Another domestic example is the dishwasher. “I’ll do it later” meant having to do more than one load of the Dishwasher because the piling up of things meant that the final task was harder.

I suppose these examples are partly trivial, but some people can let this happen in their personal life – letting problems, tasks or events slowly build up over time, and before long there’s a tipping point, a precipice over which there’s two things that can happen. Either something major has to change, and the whole cumulative problem needs to be fixed, or you just abandon it and hope all that is lost is not too great.
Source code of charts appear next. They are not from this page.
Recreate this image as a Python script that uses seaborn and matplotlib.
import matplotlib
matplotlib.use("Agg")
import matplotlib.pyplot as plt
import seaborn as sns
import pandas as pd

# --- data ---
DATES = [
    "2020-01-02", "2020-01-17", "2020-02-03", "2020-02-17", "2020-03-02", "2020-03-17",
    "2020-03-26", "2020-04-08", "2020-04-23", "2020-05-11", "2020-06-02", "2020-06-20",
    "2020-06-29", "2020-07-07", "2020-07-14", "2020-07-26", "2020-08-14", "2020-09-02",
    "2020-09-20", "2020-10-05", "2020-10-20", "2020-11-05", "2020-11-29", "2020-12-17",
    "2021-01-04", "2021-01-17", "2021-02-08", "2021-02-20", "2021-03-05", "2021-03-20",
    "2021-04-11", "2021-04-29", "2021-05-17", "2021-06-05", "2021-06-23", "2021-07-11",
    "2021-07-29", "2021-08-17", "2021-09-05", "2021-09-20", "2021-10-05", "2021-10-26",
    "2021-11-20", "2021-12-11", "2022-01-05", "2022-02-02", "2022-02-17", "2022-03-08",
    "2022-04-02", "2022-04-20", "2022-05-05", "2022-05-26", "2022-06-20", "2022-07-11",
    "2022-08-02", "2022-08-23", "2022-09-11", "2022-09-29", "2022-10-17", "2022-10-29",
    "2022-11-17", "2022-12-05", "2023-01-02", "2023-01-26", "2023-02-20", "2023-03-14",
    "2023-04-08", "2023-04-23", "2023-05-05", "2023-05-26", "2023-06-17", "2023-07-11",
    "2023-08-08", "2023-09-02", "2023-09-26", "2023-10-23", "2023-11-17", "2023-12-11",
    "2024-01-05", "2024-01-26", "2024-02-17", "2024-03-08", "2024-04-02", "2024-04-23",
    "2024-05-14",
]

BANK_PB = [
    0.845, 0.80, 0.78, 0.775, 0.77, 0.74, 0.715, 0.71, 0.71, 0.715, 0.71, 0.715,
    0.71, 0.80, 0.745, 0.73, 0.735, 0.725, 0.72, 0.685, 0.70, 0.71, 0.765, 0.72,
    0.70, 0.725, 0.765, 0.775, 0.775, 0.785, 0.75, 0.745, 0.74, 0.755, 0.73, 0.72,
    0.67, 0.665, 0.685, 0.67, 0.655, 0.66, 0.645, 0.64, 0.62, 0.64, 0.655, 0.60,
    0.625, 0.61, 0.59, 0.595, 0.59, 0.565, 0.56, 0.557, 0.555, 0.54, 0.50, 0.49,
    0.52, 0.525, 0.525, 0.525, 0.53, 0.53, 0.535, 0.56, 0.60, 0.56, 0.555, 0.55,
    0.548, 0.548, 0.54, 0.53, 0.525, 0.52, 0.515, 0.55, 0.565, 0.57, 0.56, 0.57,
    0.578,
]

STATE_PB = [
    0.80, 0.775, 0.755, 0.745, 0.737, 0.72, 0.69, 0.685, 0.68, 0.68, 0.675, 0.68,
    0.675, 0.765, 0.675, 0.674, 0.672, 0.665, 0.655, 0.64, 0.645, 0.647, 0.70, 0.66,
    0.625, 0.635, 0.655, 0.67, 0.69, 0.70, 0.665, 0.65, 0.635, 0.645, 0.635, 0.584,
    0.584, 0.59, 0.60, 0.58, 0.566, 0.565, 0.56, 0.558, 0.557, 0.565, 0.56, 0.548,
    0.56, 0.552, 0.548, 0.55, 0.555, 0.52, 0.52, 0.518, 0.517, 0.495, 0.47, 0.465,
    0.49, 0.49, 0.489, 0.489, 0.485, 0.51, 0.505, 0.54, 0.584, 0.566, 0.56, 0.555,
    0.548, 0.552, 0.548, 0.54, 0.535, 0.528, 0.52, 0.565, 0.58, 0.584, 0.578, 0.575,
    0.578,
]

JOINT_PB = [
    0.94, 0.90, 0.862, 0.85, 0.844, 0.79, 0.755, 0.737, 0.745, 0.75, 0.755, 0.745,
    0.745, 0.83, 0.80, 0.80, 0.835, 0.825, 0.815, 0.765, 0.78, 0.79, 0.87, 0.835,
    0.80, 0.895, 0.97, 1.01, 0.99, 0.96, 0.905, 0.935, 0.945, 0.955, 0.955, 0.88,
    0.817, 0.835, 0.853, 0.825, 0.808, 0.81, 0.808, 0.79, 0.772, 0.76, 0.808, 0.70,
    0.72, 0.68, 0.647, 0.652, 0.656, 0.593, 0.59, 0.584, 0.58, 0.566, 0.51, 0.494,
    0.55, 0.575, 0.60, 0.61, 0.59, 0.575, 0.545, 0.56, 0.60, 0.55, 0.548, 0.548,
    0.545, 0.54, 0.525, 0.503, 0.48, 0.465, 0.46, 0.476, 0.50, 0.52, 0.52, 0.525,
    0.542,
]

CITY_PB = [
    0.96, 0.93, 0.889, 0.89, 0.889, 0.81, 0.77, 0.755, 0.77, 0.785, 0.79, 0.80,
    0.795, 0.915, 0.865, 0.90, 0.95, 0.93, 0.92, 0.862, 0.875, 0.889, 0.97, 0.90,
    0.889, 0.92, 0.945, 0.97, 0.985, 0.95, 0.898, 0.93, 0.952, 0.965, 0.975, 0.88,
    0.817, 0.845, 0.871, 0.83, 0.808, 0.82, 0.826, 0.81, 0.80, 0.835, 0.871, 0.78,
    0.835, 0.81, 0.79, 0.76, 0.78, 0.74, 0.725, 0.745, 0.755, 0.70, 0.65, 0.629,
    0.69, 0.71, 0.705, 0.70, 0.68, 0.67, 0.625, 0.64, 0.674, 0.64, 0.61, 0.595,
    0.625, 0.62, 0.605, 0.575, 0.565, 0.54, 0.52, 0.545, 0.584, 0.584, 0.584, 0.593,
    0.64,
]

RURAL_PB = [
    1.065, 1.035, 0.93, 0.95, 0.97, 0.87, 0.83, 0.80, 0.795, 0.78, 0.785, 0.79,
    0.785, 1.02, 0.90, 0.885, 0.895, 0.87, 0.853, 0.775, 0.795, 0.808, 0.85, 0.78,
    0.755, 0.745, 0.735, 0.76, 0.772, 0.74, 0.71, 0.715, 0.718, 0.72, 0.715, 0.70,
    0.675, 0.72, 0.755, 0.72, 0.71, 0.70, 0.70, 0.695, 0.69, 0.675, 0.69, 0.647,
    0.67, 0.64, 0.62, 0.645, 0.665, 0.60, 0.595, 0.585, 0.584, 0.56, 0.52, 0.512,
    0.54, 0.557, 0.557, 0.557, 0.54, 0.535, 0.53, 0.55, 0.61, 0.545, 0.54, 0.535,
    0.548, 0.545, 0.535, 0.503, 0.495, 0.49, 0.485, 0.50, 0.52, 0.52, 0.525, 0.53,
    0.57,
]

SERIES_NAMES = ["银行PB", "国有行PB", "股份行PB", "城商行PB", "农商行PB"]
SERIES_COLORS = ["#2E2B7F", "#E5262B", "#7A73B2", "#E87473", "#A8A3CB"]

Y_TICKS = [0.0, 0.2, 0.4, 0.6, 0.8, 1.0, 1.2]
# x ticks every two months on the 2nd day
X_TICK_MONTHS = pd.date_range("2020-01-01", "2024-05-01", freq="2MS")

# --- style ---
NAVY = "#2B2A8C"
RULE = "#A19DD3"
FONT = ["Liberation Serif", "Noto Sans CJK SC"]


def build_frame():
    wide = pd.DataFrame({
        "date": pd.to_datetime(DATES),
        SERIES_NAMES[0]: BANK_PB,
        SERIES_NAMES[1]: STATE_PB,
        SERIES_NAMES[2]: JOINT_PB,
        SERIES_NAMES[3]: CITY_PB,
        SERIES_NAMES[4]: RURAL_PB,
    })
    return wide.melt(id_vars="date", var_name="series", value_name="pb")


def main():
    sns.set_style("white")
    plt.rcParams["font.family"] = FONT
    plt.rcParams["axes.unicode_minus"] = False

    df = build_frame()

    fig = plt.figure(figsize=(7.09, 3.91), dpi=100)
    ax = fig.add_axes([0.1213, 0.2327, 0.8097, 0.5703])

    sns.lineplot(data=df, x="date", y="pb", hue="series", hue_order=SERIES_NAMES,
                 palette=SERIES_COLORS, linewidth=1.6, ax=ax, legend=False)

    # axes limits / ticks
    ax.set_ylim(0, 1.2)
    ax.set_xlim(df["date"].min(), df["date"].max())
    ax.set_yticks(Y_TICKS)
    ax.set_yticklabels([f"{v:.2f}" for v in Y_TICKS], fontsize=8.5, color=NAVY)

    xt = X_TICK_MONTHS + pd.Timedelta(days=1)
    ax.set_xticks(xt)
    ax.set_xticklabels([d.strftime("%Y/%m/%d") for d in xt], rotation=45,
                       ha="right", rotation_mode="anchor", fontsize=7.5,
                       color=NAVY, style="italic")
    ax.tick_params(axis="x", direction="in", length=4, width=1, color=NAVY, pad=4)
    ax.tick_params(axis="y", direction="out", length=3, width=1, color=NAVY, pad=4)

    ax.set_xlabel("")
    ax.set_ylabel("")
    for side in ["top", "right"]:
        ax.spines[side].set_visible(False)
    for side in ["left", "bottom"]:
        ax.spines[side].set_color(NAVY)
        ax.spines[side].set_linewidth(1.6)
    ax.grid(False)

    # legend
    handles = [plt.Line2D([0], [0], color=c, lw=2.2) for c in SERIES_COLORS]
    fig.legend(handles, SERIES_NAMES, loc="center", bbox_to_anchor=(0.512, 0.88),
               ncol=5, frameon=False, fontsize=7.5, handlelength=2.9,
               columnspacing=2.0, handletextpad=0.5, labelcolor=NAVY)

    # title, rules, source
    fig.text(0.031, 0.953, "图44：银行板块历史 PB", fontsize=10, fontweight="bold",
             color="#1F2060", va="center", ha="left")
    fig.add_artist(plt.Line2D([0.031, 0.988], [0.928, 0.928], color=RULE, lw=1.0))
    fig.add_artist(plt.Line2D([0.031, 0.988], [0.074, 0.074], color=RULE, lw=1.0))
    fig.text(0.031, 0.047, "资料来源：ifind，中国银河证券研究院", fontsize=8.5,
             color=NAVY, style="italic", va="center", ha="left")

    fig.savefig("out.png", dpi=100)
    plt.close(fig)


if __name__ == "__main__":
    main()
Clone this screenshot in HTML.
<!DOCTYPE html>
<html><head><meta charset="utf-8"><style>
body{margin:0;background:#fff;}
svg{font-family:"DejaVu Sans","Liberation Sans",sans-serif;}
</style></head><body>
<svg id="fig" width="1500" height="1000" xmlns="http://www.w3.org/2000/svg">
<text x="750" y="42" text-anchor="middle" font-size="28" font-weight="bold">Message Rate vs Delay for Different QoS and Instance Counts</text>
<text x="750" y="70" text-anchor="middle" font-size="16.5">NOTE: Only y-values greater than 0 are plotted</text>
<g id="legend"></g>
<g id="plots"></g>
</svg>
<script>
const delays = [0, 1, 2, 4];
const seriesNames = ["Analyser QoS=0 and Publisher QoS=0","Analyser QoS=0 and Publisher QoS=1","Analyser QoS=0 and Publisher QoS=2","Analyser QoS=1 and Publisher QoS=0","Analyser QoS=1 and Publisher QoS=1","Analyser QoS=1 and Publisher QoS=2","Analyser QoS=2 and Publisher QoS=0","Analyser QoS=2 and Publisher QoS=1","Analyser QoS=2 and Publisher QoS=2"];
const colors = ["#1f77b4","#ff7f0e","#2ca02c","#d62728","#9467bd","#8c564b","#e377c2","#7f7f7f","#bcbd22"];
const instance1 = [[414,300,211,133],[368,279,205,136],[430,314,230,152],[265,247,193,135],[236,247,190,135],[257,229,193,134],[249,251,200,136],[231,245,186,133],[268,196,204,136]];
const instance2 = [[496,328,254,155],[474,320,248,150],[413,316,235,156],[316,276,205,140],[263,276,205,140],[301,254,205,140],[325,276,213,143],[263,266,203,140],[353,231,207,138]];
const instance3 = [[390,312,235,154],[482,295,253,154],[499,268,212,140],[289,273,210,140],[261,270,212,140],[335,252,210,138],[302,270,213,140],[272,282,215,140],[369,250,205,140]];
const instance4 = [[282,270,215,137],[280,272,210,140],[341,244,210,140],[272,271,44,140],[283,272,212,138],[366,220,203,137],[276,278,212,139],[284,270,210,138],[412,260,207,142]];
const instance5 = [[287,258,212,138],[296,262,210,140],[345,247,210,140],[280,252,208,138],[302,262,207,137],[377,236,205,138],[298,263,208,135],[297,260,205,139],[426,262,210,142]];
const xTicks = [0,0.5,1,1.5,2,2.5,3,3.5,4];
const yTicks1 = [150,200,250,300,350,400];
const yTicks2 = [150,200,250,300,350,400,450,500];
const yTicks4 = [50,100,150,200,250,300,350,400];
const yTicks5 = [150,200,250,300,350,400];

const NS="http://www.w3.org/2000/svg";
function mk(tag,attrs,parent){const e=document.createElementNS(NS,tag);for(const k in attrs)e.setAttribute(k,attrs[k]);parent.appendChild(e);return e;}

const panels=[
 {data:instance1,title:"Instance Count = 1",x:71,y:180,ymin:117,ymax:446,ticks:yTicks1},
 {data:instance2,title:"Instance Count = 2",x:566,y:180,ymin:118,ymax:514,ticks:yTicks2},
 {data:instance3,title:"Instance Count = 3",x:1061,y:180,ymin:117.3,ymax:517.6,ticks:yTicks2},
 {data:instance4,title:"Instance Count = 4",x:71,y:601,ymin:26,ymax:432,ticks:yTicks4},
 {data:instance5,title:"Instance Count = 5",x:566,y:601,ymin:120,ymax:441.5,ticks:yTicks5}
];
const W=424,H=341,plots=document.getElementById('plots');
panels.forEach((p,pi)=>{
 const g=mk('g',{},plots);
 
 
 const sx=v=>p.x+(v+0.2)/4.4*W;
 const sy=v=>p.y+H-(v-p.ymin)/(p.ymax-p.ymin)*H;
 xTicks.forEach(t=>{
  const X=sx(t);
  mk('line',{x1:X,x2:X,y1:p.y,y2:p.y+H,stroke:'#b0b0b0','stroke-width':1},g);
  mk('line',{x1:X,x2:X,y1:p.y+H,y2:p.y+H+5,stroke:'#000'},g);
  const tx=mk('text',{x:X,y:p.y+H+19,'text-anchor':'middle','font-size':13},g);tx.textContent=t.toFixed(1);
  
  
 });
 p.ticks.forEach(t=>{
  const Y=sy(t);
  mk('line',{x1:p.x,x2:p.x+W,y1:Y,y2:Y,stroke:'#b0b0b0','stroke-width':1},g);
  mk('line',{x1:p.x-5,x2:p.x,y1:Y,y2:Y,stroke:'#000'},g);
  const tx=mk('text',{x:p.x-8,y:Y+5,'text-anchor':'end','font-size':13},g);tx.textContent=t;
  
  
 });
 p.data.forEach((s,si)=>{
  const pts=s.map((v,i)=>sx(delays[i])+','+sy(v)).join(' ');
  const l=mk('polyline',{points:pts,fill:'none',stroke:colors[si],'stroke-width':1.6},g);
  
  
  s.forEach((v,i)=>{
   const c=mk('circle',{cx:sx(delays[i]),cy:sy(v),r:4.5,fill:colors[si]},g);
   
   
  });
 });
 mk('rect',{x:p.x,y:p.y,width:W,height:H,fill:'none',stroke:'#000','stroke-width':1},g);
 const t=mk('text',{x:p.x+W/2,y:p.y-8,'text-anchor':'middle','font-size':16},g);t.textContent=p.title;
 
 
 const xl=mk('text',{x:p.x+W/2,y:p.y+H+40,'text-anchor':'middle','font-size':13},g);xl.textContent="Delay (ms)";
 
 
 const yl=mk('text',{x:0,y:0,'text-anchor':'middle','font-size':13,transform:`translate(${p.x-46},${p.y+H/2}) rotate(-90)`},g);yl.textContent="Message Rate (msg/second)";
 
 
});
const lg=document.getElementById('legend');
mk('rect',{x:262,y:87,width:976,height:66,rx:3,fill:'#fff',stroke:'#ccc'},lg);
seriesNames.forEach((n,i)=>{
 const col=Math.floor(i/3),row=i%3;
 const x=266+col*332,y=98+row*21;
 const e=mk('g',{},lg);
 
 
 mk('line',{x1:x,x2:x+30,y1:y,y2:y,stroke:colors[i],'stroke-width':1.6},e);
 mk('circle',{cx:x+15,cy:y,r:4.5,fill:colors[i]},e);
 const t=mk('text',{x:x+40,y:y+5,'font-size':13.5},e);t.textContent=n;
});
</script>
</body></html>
Imagine never cleaning the bathroom – it would get to a point where the place would become so dilapidated that I’d be better (and make sense) just to burn it to the ground (especially after what my flat mate can do to the bathroom) than clean it.

As you who know me intimately may have noticed, something in me has changed. I used to put all of these domestic things off till the point is reached where I have to clean, but no longer. I clean in small bouts, and I am willing to change. In fact, on the advice of a friend I picked up a batch of cloths to clean the kitchen with every day rather than a roll of kitchen towel every time it became dirty. My newly found impetuous nature domestically is becoming almost OCD in its manifestation, and it isn’t going to be long before I start applying this to my real life. And murdering people.